* [Data block]:

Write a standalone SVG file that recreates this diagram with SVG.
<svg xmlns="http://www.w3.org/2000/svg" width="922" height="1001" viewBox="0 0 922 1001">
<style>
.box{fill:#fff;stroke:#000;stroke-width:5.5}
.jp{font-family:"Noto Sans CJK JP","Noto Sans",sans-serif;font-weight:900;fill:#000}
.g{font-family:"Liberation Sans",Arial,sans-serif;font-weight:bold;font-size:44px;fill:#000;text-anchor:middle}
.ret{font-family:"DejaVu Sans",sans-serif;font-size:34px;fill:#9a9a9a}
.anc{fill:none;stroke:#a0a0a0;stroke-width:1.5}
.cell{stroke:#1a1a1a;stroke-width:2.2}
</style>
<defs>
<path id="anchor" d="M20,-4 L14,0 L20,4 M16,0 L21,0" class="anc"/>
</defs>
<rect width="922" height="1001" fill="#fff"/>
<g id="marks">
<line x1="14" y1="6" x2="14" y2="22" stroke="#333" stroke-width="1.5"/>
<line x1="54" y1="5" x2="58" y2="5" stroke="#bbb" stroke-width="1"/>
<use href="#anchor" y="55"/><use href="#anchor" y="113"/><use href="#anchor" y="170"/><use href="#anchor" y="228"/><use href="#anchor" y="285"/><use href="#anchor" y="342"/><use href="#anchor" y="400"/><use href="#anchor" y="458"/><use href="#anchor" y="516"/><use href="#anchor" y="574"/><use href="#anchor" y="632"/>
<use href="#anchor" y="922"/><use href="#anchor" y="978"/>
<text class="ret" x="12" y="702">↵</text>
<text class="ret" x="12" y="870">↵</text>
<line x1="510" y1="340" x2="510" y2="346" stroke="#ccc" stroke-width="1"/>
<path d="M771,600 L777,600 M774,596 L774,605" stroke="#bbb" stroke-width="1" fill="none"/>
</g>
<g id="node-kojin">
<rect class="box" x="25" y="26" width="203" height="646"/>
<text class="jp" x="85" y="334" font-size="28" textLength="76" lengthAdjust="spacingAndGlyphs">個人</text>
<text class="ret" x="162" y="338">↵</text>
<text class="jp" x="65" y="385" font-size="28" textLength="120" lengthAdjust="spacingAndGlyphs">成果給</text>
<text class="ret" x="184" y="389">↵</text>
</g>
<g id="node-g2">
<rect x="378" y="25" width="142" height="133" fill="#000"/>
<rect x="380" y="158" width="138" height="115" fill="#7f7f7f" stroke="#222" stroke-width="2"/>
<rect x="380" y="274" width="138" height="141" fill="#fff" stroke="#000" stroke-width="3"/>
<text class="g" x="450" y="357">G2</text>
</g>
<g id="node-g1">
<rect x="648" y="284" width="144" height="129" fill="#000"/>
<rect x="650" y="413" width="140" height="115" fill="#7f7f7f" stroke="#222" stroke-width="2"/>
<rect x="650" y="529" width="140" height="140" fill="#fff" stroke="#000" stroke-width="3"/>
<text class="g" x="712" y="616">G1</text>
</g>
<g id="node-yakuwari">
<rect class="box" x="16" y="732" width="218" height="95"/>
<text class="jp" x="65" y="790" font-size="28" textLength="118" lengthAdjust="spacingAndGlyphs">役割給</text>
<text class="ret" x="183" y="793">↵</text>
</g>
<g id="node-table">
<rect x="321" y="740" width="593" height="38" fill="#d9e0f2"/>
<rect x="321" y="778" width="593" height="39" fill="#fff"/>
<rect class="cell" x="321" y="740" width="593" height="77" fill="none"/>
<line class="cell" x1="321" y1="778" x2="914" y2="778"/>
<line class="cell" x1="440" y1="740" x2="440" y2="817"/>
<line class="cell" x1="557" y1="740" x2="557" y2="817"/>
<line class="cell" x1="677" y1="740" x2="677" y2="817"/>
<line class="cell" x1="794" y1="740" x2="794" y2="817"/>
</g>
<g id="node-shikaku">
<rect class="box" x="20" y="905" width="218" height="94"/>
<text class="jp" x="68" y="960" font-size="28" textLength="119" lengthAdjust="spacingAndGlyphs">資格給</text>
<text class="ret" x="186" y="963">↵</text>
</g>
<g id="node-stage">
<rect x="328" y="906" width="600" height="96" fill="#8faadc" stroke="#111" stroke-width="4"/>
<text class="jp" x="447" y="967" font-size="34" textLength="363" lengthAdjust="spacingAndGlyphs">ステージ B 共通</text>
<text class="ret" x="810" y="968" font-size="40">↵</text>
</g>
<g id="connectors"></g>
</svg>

* [Given request]: Return the material in full, exactly as shown.

* [Written reply]:
Write a standalone SVG file that recreates this diagram with SVG.
<svg xmlns="http://www.w3.org/2000/svg" width="922" height="1001" viewBox="0 0 922 1001">
<style>
.box{fill:#fff;stroke:#000;stroke-width:5.5}
.jp{font-family:"Noto Sans CJK JP","Noto Sans",sans-serif;font-weight:900;fill:#000}
.g{font-family:"Liberation Sans",Arial,sans-serif;font-weight:bold;font-size:44px;fill:#000;text-anchor:middle}
.ret{font-family:"DejaVu Sans",sans-serif;font-size:34px;fill:#9a9a9a}
.anc{fill:none;stroke:#a0a0a0;stroke-width:1.5}
.cell{stroke:#1a1a1a;stroke-width:2.2}
</style>
<defs>
<path id="anchor" d="M20,-4 L14,0 L20,4 M16,0 L21,0" class="anc"/>
</defs>
<rect width="922" height="1001" fill="#fff"/>
<g id="marks">
<line x1="14" y1="6" x2="14" y2="22" stroke="#333" stroke-width="1.5"/>
<line x1="54" y1="5" x2="58" y2="5" stroke="#bbb" stroke-width="1"/>
<use href="#anchor" y="55"/><use href="#anchor" y="113"/><use href="#anchor" y="170"/><use href="#anchor" y="228"/><use href="#anchor" y="285"/><use href="#anchor" y="342"/><use href="#anchor" y="400"/><use href="#anchor" y="458"/><use href="#anchor" y="516"/><use href="#anchor" y="574"/><use href="#anchor" y="632"/>
<use href="#anchor" y="922"/><use href="#anchor" y="978"/>
<text class="ret" x="12" y="702">↵</text>
<text class="ret" x="12" y="870">↵</text>
<line x1="510" y1="340" x2="510" y2="346" stroke="#ccc" stroke-width="1"/>
<path d="M771,600 L777,600 M774,596 L774,605" stroke="#bbb" stroke-width="1" fill="none"/>
</g>
<g id="node-kojin">
<rect class="box" x="25" y="26" width="203" height="646"/>
<text class="jp" x="85" y="334" font-size="28" textLength="76" lengthAdjust="spacingAndGlyphs">個人</text>
<text class="ret" x="162" y="338">↵</text>
<text class="jp" x="65" y="385" font-size="28" textLength="120" lengthAdjust="spacingAndGlyphs">成果給</text>
<text class="ret" x="184" y="389">↵</text>
</g>
<g id="node-g2">
<rect x="378" y="25" width="142" height="133" fill="#000"/>
<rect x="380" y="158" width="138" height="115" fill="#7f7f7f" stroke="#222" stroke-width="2"/>
<rect x="380" y="274" width="138" height="141" fill="#fff" stroke="#000" stroke-width="3"/>
<text class="g" x="450" y="357">G2</text>
</g>
<g id="node-g1">
<rect x="648" y="284" width="144" height="129" fill="#000"/>
<rect x="650" y="413" width="140" height="115" fill="#7f7f7f" stroke="#222" stroke-width="2"/>
<rect x="650" y="529" width="140" height="140" fill="#fff" stroke="#000" stroke-width="3"/>
<text class="g" x="712" y="616">G1</text>
</g>
<g id="node-yakuwari">
<rect class="box" x="16" y="732" width="218" height="95"/>
<text class="jp" x="65" y="790" font-size="28" textLength="118" lengthAdjust="spacingAndGlyphs">役割給</text>
<text class="ret" x="183" y="793">↵</text>
</g>
<g id="node-table">
<rect x="321" y="740" width="593" height="38" fill="#d9e0f2"/>
<rect x="321" y="778" width="593" height="39" fill="#fff"/>
<rect class="cell" x="321" y="740" width="593" height="77" fill="none"/>
<line class="cell" x1="321" y1="778" x2="914" y2="778"/>
<line class="cell" x1="440" y1="740" x2="440" y2="817"/>
<line class="cell" x1="557" y1="740" x2="557" y2="817"/>
<line class="cell" x1="677" y1="740" x2="677" y2="817"/>
<line class="cell" x1="794" y1="740" x2="794" y2="817"/>
</g>
<g id="node-shikaku">
<rect class="box" x="20" y="905" width="218" height="94"/>
<text class="jp" x="68" y="960" font-size="28" textLength="119" lengthAdjust="spacingAndGlyphs">資格給</text>
<text class="ret" x="186" y="963">↵</text>
</g>
<g id="node-stage">
<rect x="328" y="906" width="600" height="96" fill="#8faadc" stroke="#111" stroke-width="4"/>
<text class="jp" x="447" y="967" font-size="34" textLength="363" lengthAdjust="spacingAndGlyphs">ステージ B 共通</text>
<text class="ret" x="810" y="968" font-size="40">↵</text>
</g>
<g id="connectors"></g>
</svg>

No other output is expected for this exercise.